The Kremlin-backed TV station is a key part of Russia’s never-ending disinformation war against the West, boosting conspiracy theories and, crucially, undermining trust in the mainstream U.S. media.
“Russian state media and some of their amplifiers increased their presence on Telegram last year in light of growth on Telegram due to mass de-platforming,” Argentino told VICE News. “The audience for their anti-government and anti-Western propaganda are prime targets with little interference from other sources and fact-checkers as they are not present there.”
So when Russian troops began pouring over the Ukrainian border last week, there was only one side that QAnon was going to pick.

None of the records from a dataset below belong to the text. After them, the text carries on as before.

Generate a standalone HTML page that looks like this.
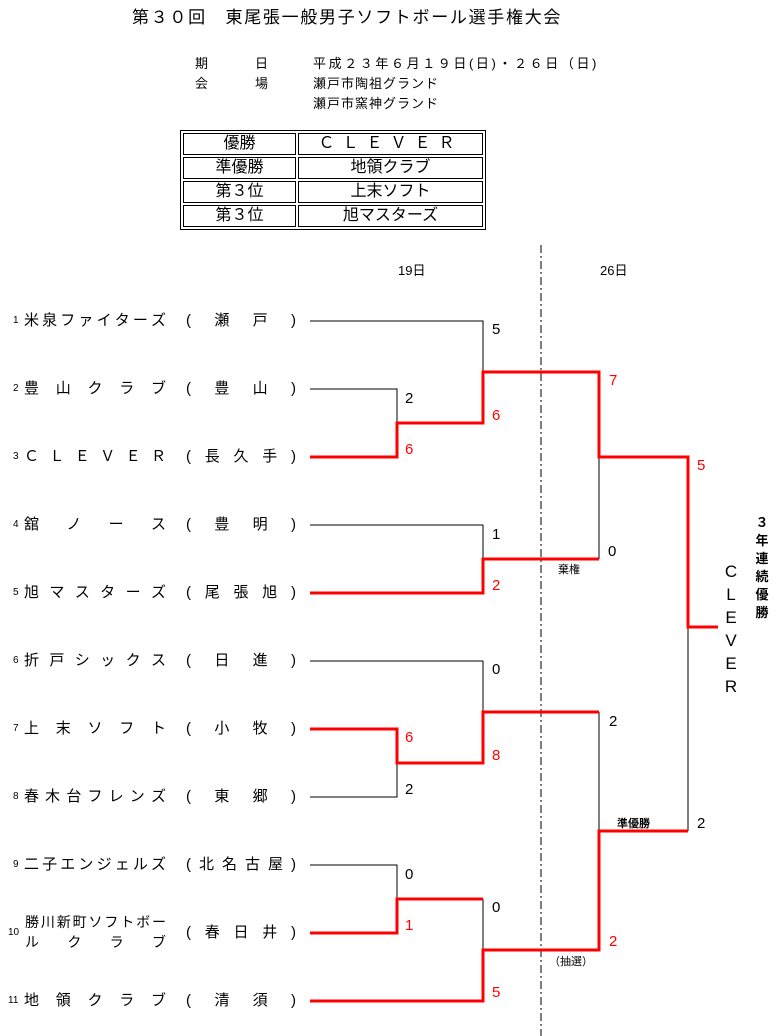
<!DOCTYPE html>
<html><head><meta charset="utf-8"><style>
body{margin:0;background:#fff;width:776px;height:1036px;position:relative;overflow:hidden;font-family:"Liberation Sans","Noto Sans CJK JP",sans-serif;color:#000}
.a{position:absolute;white-space:nowrap}
.f{position:absolute;display:flex;justify-content:space-between;font-size:15px;line-height:18px}
.n{position:absolute;font-size:10px;line-height:12px}
.s{position:absolute;font-size:15px;line-height:16px}
.r{color:#f00}
table{position:absolute;left:180px;top:130px;border:1px solid #000;border-collapse:separate;border-spacing:2px;font-size:16px}
td{border:1px solid #000;height:20px;padding:0;text-align:center;line-height:20px}
</style></head><body>
<div class="a" style="left:132px;top:3px;font-size:17px;letter-spacing:1.7px">第３０回　東尾張一般男子ソフトボール選手権大会</div>
<div class="a" style="left:195px;top:53px;font-size:13px;">期</div>
<div class="a" style="left:255px;top:53px;font-size:13px;">日</div>
<div class="a" style="left:313px;top:53px;font-size:13px;letter-spacing:2.6px">平成２３年６月１９日(日)・２６日（日)</div>
<div class="a" style="left:195px;top:73px;font-size:13px;">会</div>
<div class="a" style="left:255px;top:73px;font-size:13px;">場</div>
<div class="a" style="left:313px;top:73px;font-size:13px;letter-spacing:1px">瀬戸市陶祖グランド</div>
<div class="a" style="left:313px;top:93px;font-size:13px;letter-spacing:1px">瀬戸市窯神グランド</div>
<table>
<tr><td style="width:111px">優勝</td><td style="width:183px;letter-spacing:8px">ＣＬＥＶＥＲ</td></tr>
<tr><td>準優勝</td><td>地領クラブ</td></tr>
<tr><td>第３位</td><td>上末ソフト</td></tr>
<tr><td>第３位</td><td>旭マスターズ</td></tr>
</table>
<div class="a" style="left:398px;top:260px;font-size:13px;">19日</div>
<div class="a" style="left:600px;top:260px;font-size:13px;">26日</div>

<svg style="position:absolute;left:0;top:0" width="776" height="1036">
<line x1="541" y1="245" x2="541" y2="1036" stroke="#000" stroke-width="1" stroke-dasharray="8,3,2,3"/>
<g stroke="#000" stroke-width="1" fill="none">
<polyline points="310,321 483,321 483,372"/>
<polyline points="310,389 397,389 397,457"/>
<polyline points="310,525 483,525 483,559"/>
<polyline points="599,457 599,559"/>
<polyline points="688,627 688,831"/>
<polyline points="310,661 483,661 483,712"/>
<polyline points="599,712 599,831"/>
<polyline points="310,797 397,797 397,763"/>
<polyline points="310,865 397,865 397,899"/>
<polyline points="483,899 483,950"/>
</g>
<g stroke="#f00" stroke-width="3" fill="none" stroke-linejoin="miter">
<polyline points="310,457 397,457 397,423 483,423 483,372 599,372 599,457 688,457 688,627 718,627"/>
<polyline points="310,593 483,593 483,559 599,559"/>
<polyline points="310,729 397,729 397,763 483,763 483,712 599,712"/>
<polyline points="310,933 397,933 397,899 483,899"/>
<polyline points="310,1001 483,1001 483,950 599,950 599,831 688,831"/>
</g>
</svg>

<div class="n" style="left:13px;top:315px">1</div>
<div class="f" style="left:24px;top:312px;width:142px"><span>米</span><span>泉</span><span>フ</span><span>ァ</span><span>イ</span><span>タ</span><span>ー</span><span>ズ</span></div>
<div class="f" style="left:186px;top:312px;width:110px"><span>(</span><span>瀬</span><span>戸</span><span>)</span></div>

<div class="n" style="left:13px;top:383px">2</div>
<div class="f" style="left:24px;top:380px;width:142px"><span>豊</span><span>山</span><span>ク</span><span>ラ</span><span>ブ</span></div>
<div class="f" style="left:186px;top:380px;width:110px"><span>(</span><span>豊</span><span>山</span><span>)</span></div>

<div class="n" style="left:13px;top:451px">3</div>
<div class="f" style="left:24px;top:448px;width:142px"><span>Ｃ</span><span>Ｌ</span><span>Ｅ</span><span>Ｖ</span><span>Ｅ</span><span>Ｒ</span></div>
<div class="f" style="left:186px;top:448px;width:110px"><span>(</span><span>長</span><span>久</span><span>手</span><span>)</span></div>

<div class="n" style="left:13px;top:519px">4</div>
<div class="f" style="left:24px;top:516px;width:142px"><span>舘</span><span>ノ</span><span>ー</span><span>ス</span></div>
<div class="f" style="left:186px;top:516px;width:110px"><span>(</span><span>豊</span><span>明</span><span>)</span></div>

<div class="n" style="left:13px;top:587px">5</div>
<div class="f" style="left:24px;top:584px;width:142px"><span>旭</span><span>マ</span><span>ス</span><span>タ</span><span>ー</span><span>ズ</span></div>
<div class="f" style="left:186px;top:584px;width:110px"><span>(</span><span>尾</span><span>張</span><span>旭</span><span>)</span></div>

<div class="n" style="left:13px;top:655px">6</div>
<div class="f" style="left:24px;top:652px;width:142px"><span>折</span><span>戸</span><span>シ</span><span>ッ</span><span>ク</span><span>ス</span></div>
<div class="f" style="left:186px;top:652px;width:110px"><span>(</span><span>日</span><span>進</span><span>)</span></div>

<div class="n" style="left:13px;top:723px">7</div>
<div class="f" style="left:24px;top:720px;width:142px"><span>上</span><span>末</span><span>ソ</span><span>フ</span><span>ト</span></div>
<div class="f" style="left:186px;top:720px;width:110px"><span>(</span><span>小</span><span>牧</span><span>)</span></div>

<div class="n" style="left:13px;top:791px">8</div>
<div class="f" style="left:24px;top:788px;width:142px"><span>春</span><span>木</span><span>台</span><span>フ</span><span>レ</span><span>ン</span><span>ズ</span></div>
<div class="f" style="left:186px;top:788px;width:110px"><span>(</span><span>東</span><span>郷</span><span>)</span></div>

<div class="n" style="left:13px;top:859px">9</div>
<div class="f" style="left:24px;top:856px;width:142px"><span>二</span><span>子</span><span>エ</span><span>ン</span><span>ジ</span><span>ェ</span><span>ル</span><span>ズ</span></div>
<div class="f" style="left:186px;top:856px;width:110px"><span>(</span><span>北</span><span>名</span><span>古</span><span>屋</span><span>)</span></div>

<div class="n" style="left:8px;top:927px">10</div>
<div class="f" style="left:25px;top:914px;width:141px;font-size:14px;line-height:17px"><span>勝</span><span>川</span><span>新</span><span>町</span><span>ソ</span><span>フ</span><span>ト</span><span>ボ</span><span>ー</span></div>
<div class="f" style="left:25px;top:934px;width:141px;font-size:14px;line-height:17px"><span>ル</span><span>ク</span><span>ラ</span><span>ブ</span></div>
<div class="f" style="left:186px;top:924px;width:110px"><span>(</span><span>春</span><span>日</span><span>井</span><span>)</span></div>

<div class="n" style="left:8px;top:995px">11</div>
<div class="f" style="left:24px;top:992px;width:142px"><span>地</span><span>領</span><span>ク</span><span>ラ</span><span>ブ</span></div>
<div class="f" style="left:186px;top:992px;width:110px"><span>(</span><span>清</span><span>須</span><span>)</span></div>

<div class="s" style="left:492px;top:322px">5</div>
<div class="s" style="left:405px;top:391px">2</div>
<div class="s r" style="left:405px;top:442px">6</div>
<div class="s r" style="left:492px;top:408px">6</div>
<div class="s r" style="left:609px;top:373px">7</div>
<div class="s r" style="left:697px;top:458px">5</div>
<div class="s" style="left:492px;top:527px">1</div>
<div class="s" style="left:608px;top:544px">0</div>
<div class="a" style="left:558px;top:561px;font-size:11px">棄権</div>
<div class="s r" style="left:492px;top:578px">2</div>
<div class="s" style="left:492px;top:662px">0</div>
<div class="s" style="left:609px;top:714px">2</div>
<div class="s r" style="left:405px;top:730px">6</div>
<div class="s r" style="left:492px;top:748px">8</div>
<div class="s" style="left:405px;top:782px">2</div>
<div class="a" style="left:617px;top:815px;font-size:11px;font-weight:bold">準優勝</div>
<div class="s" style="left:697px;top:816px">2</div>
<div class="s" style="left:405px;top:867px">0</div>
<div class="s" style="left:492px;top:900px">0</div>
<div class="s r" style="left:405px;top:918px">1</div>
<div class="s r" style="left:609px;top:934px">2</div>
<div class="a" style="left:549px;top:953px;font-size:11px">（抽選）</div>
<div class="s r" style="left:492px;top:985px">5</div>

<div class="a" style="left:755px;top:514px;width:14px;font-size:13px;line-height:18px;font-weight:bold;white-space:normal;text-align:center">３<br>年<br>連<br>続<br>優<br>勝</div>
<div class="a" style="left:722px;top:560px;width:18px;font-size:17px;line-height:23px;white-space:normal;text-align:center">C<br>L<br>E<br>V<br>E<br>R</div>
</body></html>
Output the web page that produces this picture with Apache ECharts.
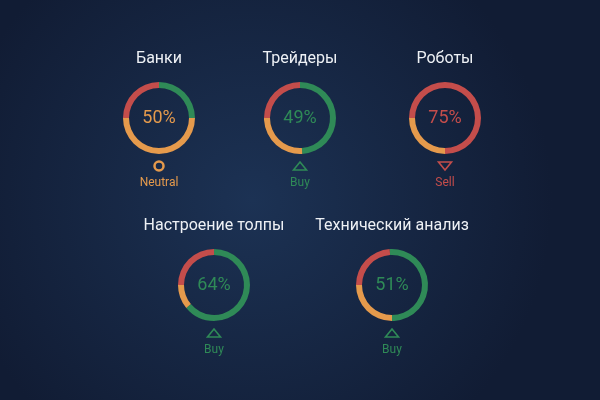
<!DOCTYPE html>
<html>
<head>
<meta charset="utf-8">
<script src="https://cdn.jsdelivr.net/npm/echarts@6/dist/echarts.min.js"></script>
<style>html,body{margin:0;padding:0;background:#15233f;}#c{width:600px;height:400px;}</style>
</head>
<body>
<div id="c"></div>
<script>
const categories = ['Банки', 'Трейдеры', 'Роботы', 'Настроение толпы', 'Технический анализ'];
const sellValues = [25, 25, 75, 25, 24];
const buyValues = [25, 49, 0, 64, 51];
const neutralValues = [50, 26, 25, 11, 25];
const signals = ['Neutral', 'Buy', 'Sell', 'Buy', 'Buy'];

const COLORS = { Sell: '#c44d4b', Buy: '#2f8a57', Neutral: '#e59a4c' };
const centers = [[159, 118], [300, 118], [445, 118], [214, 285], [392, 285]];
const FONT = 'Roboto, "Noto Sans", sans-serif';

const chart = echarts.init(document.getElementById('c'), null, { renderer: 'canvas' });

const series = [];
const graphics = [{
  type: 'rect', z: -10, silent: true,
  shape: { x: 0, y: 0, width: 600, height: 400 },
  style: {
    fill: new echarts.graphic.RadialGradient(0.42, 0.5, 0.75, [
      { offset: 0, color: '#1c3254' },
      { offset: 1, color: '#111c34' }
    ])
  }
}];

function txt(x, y, text, color, size) {
  return {
    type: 'text', x: x, y: y, silent: true,
    style: {
      text: text, fill: color, font: size + 'px ' + FONT,
      align: 'center', verticalAlign: 'middle',
      textAlign: 'center', textVerticalAlign: 'middle'
    }
  };
}

categories.forEach((name, i) => {
  const [cx, cy] = centers[i];
  const sig = signals[i];
  const col = COLORS[sig];
  const vals = { Sell: sellValues[i], Buy: buyValues[i], Neutral: neutralValues[i] };
  series.push({
    type: 'pie',
    center: [cx, cy],
    radius: [30, 36],
    startAngle: 180,
    clockwise: true,
    silent: true,
    label: { show: false },
    labelLine: { show: false },
    emphasis: { disabled: true },
    data: [
      { name: 'Sell', value: sellValues[i], itemStyle: { color: COLORS.Sell } },
      { name: 'Buy', value: buyValues[i], itemStyle: { color: COLORS.Buy } },
      { name: 'Neutral', value: neutralValues[i], itemStyle: { color: COLORS.Neutral } }
    ]
  });
  graphics.push(txt(cx, cy - 59, name, '#eef1f5', 16));
  graphics.push(txt(cx, cy, vals[sig] + '%', col, 18));
  const sy = cy + 48;
  if (sig === 'Neutral') {
    graphics.push({ type: 'circle', x: cx, y: sy, silent: true, shape: { cx: 0, cy: 0, r: 4.5 },
      style: { fill: 'none', stroke: col, lineWidth: 2.5 } });
  } else if (sig === 'Buy') {
    graphics.push({ type: 'polygon', x: cx, y: sy, silent: true,
      shape: { points: [[-6.5, 4], [6.5, 4], [0, -4]] },
      style: { fill: 'none', stroke: col, lineWidth: 1.6 } });
  } else {
    graphics.push({ type: 'polygon', x: cx, y: sy, silent: true,
      shape: { points: [[-6.5, -4], [6.5, -4], [0, 4]] },
      style: { fill: 'none', stroke: col, lineWidth: 1.6 } });
  }
  graphics.push(txt(cx, cy + 65, sig, col, 12));
});

chart.setOption({
  animation: false,
  backgroundColor: 'transparent',
  graphic: graphics,
  series: series
});
</script>
</body>
</html>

“Putin is straight gangsta,” John Sabal, a QAnon influencer who is known as QAnon John, wrote on Telegram in the wake of Russia’s invasion. “MSM [mainstream media] is totally losing their minds right now.”
But when you are part of an all-consuming conspiracy that QAnon has become in recent years, it can be hard to settle on just one theory. Here are three of the most prominent theories QAnon followers are sharing about the Ukraine invasion.
- This is a psy-op, a false flag, or a movie: For many in the QAnon world, nothing is ever as it seems, and so when Russia invaded Ukraine, the reflexive reaction from believers was to claim that this was all a construct of the mainstream media and that no such attack was taking place. To back up their claims, QAnon followers shared the bogus claim that one of the iconic early pictures of the conflict, of a woman in Ukraine with blood on her face, was taken in 2018 and not 2022. The photo was taken on Feb. 24, 2022, by photographer Wolfgang Schwan. QAnon followers have long promoted the idea that President Joe Biden is simply playing the role of president is an elaborate movie, as part of a complex campaign to oust the deep state. So the fact that Ukraine’s President Volodymyr Zelenskyy is a former actor just adds to their “evidence” that this is all a false-flag operation. One major antisemitic QAnon influencer, Robert Smart, known online as Ghost Ezra, created a poll asking his followers whether they thought the Ukraine invasion was “just a movie and not real.” Over 50,000 followers have voted, and so far 71 percent agree.
- Attack on the deep state: Almost immediately, QAnon followers justified the invasion of Ukraine not as an attack on a sovereign nation by an authoritarian leader, but as part of an operation to flush out the “deep state.” The reasoning behind this conspiracy is related to the central role Ukraine plays in so many QAnon conspiracies, ranging from links to Hunter Biden’s laptop to the Podesta emails. The current round of conspiracies claim that Putin is waging a war on the globalist cabal of elites who are trafficking children around the world for sex. Sabal described the invasion as “a cleaning out of a VERY corrupt center of operations for the Cabal.” Meanwhile, the QAnon “Queen of Canada”, Romana Didulo, posted a video claiming the Russian military is conducting an operation to remove the deep state in Kyiv. A typical comment in the QAnon swamp on Telegram reads: “Go Russia! Get rid of this deep state bullshit.”
- U.S.-funded biolabs: This particular conspiracy theory was first spread on Russian state-run media and gained traction more broadly when it was shared by a Twitter account with the handle @WarClandestine, claiming Russia was really invading Ukraine to target the sites of U.S.-run biolabs. That account was quickly suspended, but the narrative gained traction as other accounts shared the claim with the hashtag #USbiolabs. Even though the claim about the biolabs and Putin targeting them has been widely debunked, QAnon channels continue to promote the claim.